Getting to know trend reversals and trading them
Among market players, there is a saying: "Trend is your friend". However, it is no secret that Forex in particular demonstrates a bullish/bearish trend for a third of all trading time only. But what do you do for the rest of the time, when the trend is reversing, or when is subsides so quickly that you have no time to identify and enter it? In these or many other cases, the skill of trading trend reversals might be of much help. However, to catch reversals with positive mathematical expectations, you need to work out clear criteria for identifying them. Fortunately, the strategy of trading reversals provides such criteria. It is applicable to timeframes from M1 to MN, on Forex, stock, and futures markets.
A signal to buy by the strategy of anticipated reversals
A signal to buy just a sequence of the following events to happen on the chart:
- a clearly detectable bottom must form;
- the price chart must confidently break through the trendline from below;
- the price chart must drop to the tip of the existing bottom, bouncing off the level where the first bottom ended. When the reversal bounce is over, you can detect by the formed local low whether you should trade long, if the price is still above the bearish trendline and the tip of the first bottom.

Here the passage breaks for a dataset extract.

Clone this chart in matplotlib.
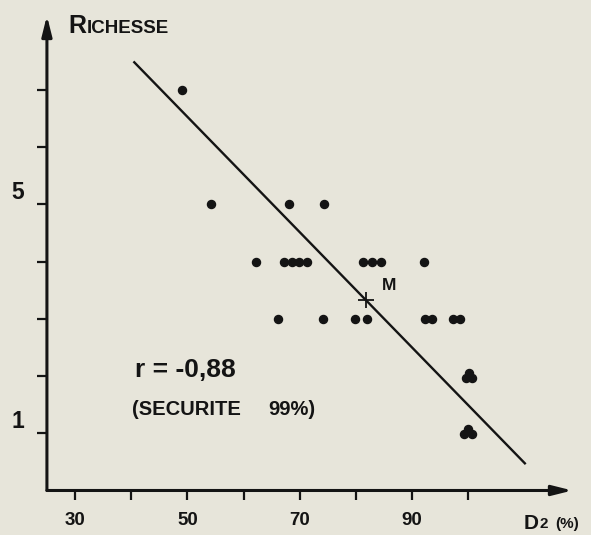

An example of a signal to buy:
As you see, under the bearish trendline, there formed a whole support/resistance area based on three bottoms, the middle one of which is breaking through the level of the other two ones, resembling a Head and Shoulders pattern. However, this scheme being reversal, the price pattern formed under the descending trendline, and we needed to wait for the other two conditions to be met before we started buying. And when the price broke through the trendline, bouncing off the set area, this could be interpreted as a full-scale reversal signal, authorizing bearish trade. By the way, please pay special attention to the signal bounce happening simultaneously off the previously broken trendline as off a support level. To make your trading especially efficient, you should be looking for such double bounces.

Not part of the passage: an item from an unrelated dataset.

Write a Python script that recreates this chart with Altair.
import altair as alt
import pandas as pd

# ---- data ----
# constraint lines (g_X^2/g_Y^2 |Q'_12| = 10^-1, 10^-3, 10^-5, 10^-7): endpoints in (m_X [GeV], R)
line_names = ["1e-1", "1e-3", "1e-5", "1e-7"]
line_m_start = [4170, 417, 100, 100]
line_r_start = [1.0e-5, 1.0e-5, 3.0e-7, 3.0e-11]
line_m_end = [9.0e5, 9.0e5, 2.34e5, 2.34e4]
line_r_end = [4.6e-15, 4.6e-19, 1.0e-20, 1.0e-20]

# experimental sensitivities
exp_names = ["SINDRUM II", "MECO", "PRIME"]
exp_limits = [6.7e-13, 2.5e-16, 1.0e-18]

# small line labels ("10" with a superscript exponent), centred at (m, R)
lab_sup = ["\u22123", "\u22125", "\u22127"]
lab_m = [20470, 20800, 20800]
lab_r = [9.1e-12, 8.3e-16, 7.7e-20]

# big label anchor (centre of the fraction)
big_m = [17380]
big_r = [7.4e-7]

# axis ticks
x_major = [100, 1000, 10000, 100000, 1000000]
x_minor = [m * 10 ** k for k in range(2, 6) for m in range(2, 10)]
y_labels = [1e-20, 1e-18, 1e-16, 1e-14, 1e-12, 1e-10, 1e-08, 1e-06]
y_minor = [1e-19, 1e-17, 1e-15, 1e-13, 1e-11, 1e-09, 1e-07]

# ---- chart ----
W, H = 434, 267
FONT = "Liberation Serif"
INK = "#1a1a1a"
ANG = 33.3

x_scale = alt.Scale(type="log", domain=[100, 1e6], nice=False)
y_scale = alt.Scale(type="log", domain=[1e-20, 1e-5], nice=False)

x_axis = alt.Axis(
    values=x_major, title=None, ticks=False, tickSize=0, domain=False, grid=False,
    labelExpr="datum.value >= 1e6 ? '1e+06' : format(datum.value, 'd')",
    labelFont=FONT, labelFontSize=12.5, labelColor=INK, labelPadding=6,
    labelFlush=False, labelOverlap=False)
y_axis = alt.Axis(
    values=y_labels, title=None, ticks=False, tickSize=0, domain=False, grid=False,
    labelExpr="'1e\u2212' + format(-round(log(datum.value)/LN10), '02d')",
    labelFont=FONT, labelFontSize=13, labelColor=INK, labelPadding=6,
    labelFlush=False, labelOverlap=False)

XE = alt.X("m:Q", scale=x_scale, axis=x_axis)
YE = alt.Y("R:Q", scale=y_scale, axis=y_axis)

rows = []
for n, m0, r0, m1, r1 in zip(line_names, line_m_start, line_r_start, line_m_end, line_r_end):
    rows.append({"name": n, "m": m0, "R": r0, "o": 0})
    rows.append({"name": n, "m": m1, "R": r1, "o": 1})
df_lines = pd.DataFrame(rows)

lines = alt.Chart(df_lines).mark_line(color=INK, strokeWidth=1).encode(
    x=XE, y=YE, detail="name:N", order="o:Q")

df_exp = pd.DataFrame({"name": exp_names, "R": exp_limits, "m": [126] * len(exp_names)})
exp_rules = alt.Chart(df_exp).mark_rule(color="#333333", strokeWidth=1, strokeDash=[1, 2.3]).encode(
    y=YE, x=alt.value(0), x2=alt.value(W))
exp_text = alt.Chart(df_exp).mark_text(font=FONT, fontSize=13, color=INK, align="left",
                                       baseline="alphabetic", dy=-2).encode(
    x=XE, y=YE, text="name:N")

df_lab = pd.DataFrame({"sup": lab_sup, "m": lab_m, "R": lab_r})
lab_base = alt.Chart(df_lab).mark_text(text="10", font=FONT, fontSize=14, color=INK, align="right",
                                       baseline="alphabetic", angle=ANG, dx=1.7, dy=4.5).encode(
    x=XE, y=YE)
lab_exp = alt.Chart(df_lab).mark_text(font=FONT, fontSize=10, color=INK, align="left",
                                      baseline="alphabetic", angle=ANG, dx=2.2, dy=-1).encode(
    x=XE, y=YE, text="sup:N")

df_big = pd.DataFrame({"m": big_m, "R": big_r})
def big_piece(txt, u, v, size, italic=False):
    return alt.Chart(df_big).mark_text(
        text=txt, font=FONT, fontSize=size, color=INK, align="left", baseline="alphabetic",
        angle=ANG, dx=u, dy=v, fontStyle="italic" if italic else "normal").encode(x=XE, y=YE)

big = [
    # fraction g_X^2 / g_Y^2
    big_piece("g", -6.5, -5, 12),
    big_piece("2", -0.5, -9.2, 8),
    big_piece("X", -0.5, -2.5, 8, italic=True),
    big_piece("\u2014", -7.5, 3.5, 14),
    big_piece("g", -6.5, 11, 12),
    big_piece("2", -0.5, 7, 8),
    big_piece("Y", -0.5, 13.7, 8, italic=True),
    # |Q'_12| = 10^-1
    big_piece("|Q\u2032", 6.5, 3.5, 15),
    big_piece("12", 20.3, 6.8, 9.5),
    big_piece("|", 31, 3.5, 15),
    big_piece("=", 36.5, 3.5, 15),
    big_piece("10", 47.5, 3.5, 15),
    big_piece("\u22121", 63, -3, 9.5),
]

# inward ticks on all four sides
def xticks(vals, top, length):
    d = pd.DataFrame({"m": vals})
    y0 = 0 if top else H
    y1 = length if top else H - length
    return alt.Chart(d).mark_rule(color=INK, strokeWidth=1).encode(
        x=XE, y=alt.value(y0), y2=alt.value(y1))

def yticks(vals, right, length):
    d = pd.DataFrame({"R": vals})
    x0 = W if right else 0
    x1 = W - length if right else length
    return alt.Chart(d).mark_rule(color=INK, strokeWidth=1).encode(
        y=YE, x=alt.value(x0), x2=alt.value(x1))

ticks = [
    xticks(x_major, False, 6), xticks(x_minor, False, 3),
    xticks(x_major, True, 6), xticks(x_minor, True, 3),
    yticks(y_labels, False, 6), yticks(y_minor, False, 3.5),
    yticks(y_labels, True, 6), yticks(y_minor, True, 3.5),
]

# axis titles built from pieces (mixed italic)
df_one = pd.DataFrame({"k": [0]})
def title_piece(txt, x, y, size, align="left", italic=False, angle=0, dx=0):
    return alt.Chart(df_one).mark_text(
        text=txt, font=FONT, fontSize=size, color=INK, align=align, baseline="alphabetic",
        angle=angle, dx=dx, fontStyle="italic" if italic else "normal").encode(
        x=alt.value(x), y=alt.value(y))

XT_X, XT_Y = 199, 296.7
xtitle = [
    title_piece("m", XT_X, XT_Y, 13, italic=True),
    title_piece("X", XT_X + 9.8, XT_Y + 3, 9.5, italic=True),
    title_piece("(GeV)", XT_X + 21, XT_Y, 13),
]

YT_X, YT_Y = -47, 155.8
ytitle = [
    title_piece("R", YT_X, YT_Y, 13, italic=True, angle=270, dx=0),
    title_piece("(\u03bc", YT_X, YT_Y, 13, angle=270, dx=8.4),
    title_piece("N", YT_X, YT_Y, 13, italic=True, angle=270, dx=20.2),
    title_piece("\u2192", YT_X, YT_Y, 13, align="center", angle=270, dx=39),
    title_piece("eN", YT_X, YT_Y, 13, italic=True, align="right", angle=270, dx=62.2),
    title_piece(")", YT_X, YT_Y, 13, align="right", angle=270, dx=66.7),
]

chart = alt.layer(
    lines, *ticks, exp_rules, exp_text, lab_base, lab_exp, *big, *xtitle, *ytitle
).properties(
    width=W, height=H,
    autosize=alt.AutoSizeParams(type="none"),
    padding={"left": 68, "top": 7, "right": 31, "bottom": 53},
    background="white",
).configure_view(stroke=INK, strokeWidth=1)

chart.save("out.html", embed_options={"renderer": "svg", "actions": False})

A signal to sell in Forex, futures, and stock markets
For a signal to sell in the form of a bearish reversal to appear, you need to look for a precise sequence of the following events - then your trading will most likely be profitable:
- a clearly visible top must appear, after which a quite deep correction is inevitably to follow; without both, other events are unlikely to happen;
- after the top forms, the price chart must step over the ascending trendline from above rather confidently;
- after the breakaway of the trendline, the price must rise to the top of the first top and bounce off the level lying there.
An example of a signal to sell:
In this example, the price again bounced off the set area and the ascending trendline, which also acts as a resistance level, and this reverses the trend, as reflected in picture two. Note that when the second reversing top was forming, a bounce off the level of the first peak lasted longer than off the trendline because a small consolidation formed right at the level of the first top. Also note that if such a thing happens to you, do not rush at playing short until the price gets to the tip of the first top and the trendline, if it is broken from below.
Stop Loss and Take Profit in trading reversals
Sure, Stop Losses are placed above the bounce-off top when selling and below the bounce-off bottom when buying. However, if the tip of the reversal bottom (as in the example of a signal to buy) is above the tip of the first bottom, you must insure your capital by placing an SL under the lowest of the bottoms. In the example of a bearish reversal, the situation did not repeat, but if your bounce-off top turns out to be lower than the first one, do place a Stop Loss above the highest of all tops.
Personally, I recommend placing a Take Profit when trading by this strategy. You never know how far the price will go even if you catch a reversal very luckily. Of course, you should trail the position by transferring the Stop Loss after newly emerging extremes. However, I do not think that this alone is enough because quite often, the price might go in the required direction after the reversal and then get stuck in a wide flat or reverse again - against you this time. Where to place a TP is up to you; practice shows that trading reversals can easily give a profit-to-risk ratio of 3-5 to 1. Of course, you can get into such a lengthy and calm trend that after trading a reversal with a fixed TP you will be lamenting your missed profit. Anyway, this is up to you: you either take your large profit more often or make small profits but be able to catch large trends.
Money management when trading reversals in Forex, futures, and stock markets
To those who prefer trading a fixed lot I say that this is a good method for this strategy because it means rather low tick risks. However, do not forger changing the lot siz3 depending on the size of your deposit, thus decreasing risks proportionally after losses and increasing them after profits.
But personally, I recommend risking a fixed percentage of the deposit, revised after each trade. I suppose that for trading reversals, this is more logical because such trade is risky as it is which means you have little chance to know in advance which entry will work and which one will not. Moreover, tick risks are not so small for trading a fixed lot to be more attractive than risking a share of the deposit. Note that in trading reversals you should not risk more than 2% of the deposit regardless of the money management method you choose.
To sum up, I want to add that when you scan the horizon for reversals, there happen plenty of hybrid situations when the price breaks through the trendline - and bounces off it and off some other level, even a support/resistance one, simultaneously bouncing off the trendline on the other side. Such cases can also be used for trading reversals but no more than once in one trading situation. If it does not work once, this means you can get mistaken many more times until a real reversal happens. Hence, try to use classical situation of this strategy as they give more chances for success.